Pionnier du culte de l’enfance, Klee dessinateur n’a cependant rien de mimétique avec les dessins d’enfants qu’il appréciait. Les poupées-marionnettes qu’il fabriquait comme ces dessins de simples silhouettes esquissées nous saisissent par la qualité de leur verve et déjà, ses propres dessins d’enfants, que ses parents avaient conservés et qu’il a adjoint à la liste de ses oeuvres, témoignaient d’un talent avéré, d’une aptitude à saisir le mouvement d’une manière qui n’avait rien de naïve. Klee ne s’est jamais contenté de tracer des schémas réducteurs comme le font la plupart des enfants.

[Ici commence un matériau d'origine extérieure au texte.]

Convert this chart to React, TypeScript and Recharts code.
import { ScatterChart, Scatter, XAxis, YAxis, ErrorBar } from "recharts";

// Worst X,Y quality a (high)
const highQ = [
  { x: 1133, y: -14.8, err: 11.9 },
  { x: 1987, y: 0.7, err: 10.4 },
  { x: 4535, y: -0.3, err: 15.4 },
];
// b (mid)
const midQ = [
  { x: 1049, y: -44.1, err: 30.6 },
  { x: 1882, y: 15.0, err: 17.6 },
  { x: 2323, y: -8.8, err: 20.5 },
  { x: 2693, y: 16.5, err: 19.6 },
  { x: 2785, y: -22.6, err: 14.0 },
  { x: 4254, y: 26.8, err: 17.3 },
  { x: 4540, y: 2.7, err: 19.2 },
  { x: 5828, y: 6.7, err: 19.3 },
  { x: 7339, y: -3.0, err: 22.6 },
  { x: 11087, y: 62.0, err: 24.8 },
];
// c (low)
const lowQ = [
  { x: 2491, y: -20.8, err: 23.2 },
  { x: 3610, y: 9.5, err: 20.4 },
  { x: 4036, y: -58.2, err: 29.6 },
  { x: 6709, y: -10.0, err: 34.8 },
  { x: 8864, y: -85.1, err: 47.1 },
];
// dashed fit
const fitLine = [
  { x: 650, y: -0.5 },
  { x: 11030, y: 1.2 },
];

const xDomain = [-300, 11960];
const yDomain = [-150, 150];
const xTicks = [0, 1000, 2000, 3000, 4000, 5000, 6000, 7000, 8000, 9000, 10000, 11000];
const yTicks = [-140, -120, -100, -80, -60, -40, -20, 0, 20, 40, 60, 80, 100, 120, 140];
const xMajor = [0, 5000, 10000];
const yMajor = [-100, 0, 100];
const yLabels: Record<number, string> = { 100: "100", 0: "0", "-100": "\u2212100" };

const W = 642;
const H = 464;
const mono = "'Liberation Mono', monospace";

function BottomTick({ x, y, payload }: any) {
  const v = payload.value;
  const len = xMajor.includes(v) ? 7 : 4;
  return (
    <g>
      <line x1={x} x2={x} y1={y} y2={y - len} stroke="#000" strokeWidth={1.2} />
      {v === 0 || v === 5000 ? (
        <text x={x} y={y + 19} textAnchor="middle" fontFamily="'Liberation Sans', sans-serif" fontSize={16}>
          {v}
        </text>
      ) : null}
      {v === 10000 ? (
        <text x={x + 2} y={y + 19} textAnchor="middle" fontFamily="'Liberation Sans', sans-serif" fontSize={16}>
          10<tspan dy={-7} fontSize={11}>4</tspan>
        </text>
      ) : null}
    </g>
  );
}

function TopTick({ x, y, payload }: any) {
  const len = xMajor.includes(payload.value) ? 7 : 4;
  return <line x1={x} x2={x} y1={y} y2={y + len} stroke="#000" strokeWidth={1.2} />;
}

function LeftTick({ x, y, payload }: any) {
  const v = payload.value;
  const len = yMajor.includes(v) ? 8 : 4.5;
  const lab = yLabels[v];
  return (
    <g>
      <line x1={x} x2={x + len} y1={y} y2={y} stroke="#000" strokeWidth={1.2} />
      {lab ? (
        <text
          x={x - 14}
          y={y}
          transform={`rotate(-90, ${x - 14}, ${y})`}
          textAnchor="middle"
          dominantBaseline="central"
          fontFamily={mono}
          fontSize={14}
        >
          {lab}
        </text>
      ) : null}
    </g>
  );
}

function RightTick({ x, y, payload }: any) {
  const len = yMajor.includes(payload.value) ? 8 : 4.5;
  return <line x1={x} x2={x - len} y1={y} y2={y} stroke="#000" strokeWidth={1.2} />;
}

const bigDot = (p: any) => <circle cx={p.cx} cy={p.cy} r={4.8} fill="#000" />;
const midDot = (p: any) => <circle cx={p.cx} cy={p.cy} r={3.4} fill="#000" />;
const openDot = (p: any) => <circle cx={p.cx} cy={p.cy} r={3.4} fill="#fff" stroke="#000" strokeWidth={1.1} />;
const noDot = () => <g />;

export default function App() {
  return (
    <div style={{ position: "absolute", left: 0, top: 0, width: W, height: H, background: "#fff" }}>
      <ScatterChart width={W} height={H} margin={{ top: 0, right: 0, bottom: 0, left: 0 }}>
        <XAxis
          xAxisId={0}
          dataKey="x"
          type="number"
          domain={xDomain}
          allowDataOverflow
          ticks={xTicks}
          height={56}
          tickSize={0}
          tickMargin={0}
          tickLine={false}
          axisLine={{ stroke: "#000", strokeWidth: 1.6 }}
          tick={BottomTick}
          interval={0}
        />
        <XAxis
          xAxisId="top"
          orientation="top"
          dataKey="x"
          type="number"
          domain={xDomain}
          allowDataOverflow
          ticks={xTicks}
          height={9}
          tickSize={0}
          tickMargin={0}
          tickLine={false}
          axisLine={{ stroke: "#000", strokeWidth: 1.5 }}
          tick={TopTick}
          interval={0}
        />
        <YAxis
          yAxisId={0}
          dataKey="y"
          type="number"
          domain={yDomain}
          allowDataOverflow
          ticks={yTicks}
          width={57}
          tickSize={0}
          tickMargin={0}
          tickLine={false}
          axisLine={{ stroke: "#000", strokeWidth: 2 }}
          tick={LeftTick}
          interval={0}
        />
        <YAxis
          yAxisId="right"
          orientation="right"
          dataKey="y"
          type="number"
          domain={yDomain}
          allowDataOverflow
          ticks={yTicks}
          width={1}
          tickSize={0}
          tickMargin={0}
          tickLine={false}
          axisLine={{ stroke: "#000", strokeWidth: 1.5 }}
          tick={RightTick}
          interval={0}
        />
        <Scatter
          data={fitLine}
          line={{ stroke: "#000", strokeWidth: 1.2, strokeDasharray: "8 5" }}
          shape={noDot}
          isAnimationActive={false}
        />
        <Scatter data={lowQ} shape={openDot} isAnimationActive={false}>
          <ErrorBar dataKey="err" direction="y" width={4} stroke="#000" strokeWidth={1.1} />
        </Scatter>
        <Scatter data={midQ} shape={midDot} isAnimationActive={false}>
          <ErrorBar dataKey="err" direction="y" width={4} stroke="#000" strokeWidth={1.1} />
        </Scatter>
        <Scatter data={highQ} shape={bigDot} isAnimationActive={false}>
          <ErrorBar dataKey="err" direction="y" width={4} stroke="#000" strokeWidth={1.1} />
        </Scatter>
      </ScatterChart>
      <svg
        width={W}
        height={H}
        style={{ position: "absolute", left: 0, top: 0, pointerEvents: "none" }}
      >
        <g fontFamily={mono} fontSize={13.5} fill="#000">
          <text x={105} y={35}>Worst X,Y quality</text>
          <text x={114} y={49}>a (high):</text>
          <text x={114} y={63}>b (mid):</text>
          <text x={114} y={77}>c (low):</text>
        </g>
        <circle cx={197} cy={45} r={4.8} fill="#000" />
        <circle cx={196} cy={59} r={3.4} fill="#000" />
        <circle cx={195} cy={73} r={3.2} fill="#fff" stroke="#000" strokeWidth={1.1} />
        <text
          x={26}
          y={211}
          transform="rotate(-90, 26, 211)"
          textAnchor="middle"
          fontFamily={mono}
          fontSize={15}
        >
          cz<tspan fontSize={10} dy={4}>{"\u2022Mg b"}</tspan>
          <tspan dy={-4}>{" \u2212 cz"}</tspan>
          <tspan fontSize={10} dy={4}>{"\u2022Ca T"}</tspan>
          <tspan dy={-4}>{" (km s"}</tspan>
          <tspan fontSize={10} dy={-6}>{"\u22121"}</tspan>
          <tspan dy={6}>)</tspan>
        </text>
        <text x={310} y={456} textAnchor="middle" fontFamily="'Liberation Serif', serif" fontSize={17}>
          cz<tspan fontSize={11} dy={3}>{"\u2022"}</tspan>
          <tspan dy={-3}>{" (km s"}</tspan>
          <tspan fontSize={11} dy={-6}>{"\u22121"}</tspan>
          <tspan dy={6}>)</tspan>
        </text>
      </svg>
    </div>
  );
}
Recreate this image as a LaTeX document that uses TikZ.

Bien qu’il ait été reconnu de son vivant par une grande exposition monographique en 1930 au MoMA, la réception critique de son oeuvre a été conflictuelle, en particulier à cause de son goût présumé pour l’enfance. En effet, ses recherches formelles permirent aux Nazis de le ranger parmi les artistes “dégénérés” dans l’exposition de Munich en 1937 en considérant que son rigoureux travail de synthèse aurait été une régression infantile, et donc une dégénérescence pathologique.

Le paradoxe de l’ascèse volontaire visible dans ce processus de retour aux sources ou de recherche de l’originaire, c’est qu’il ne suffit pas de désapprendre. Ne rien savoir n’est pas un objectif mais une méthode, et il faut ensuite apprendre à voir autrement.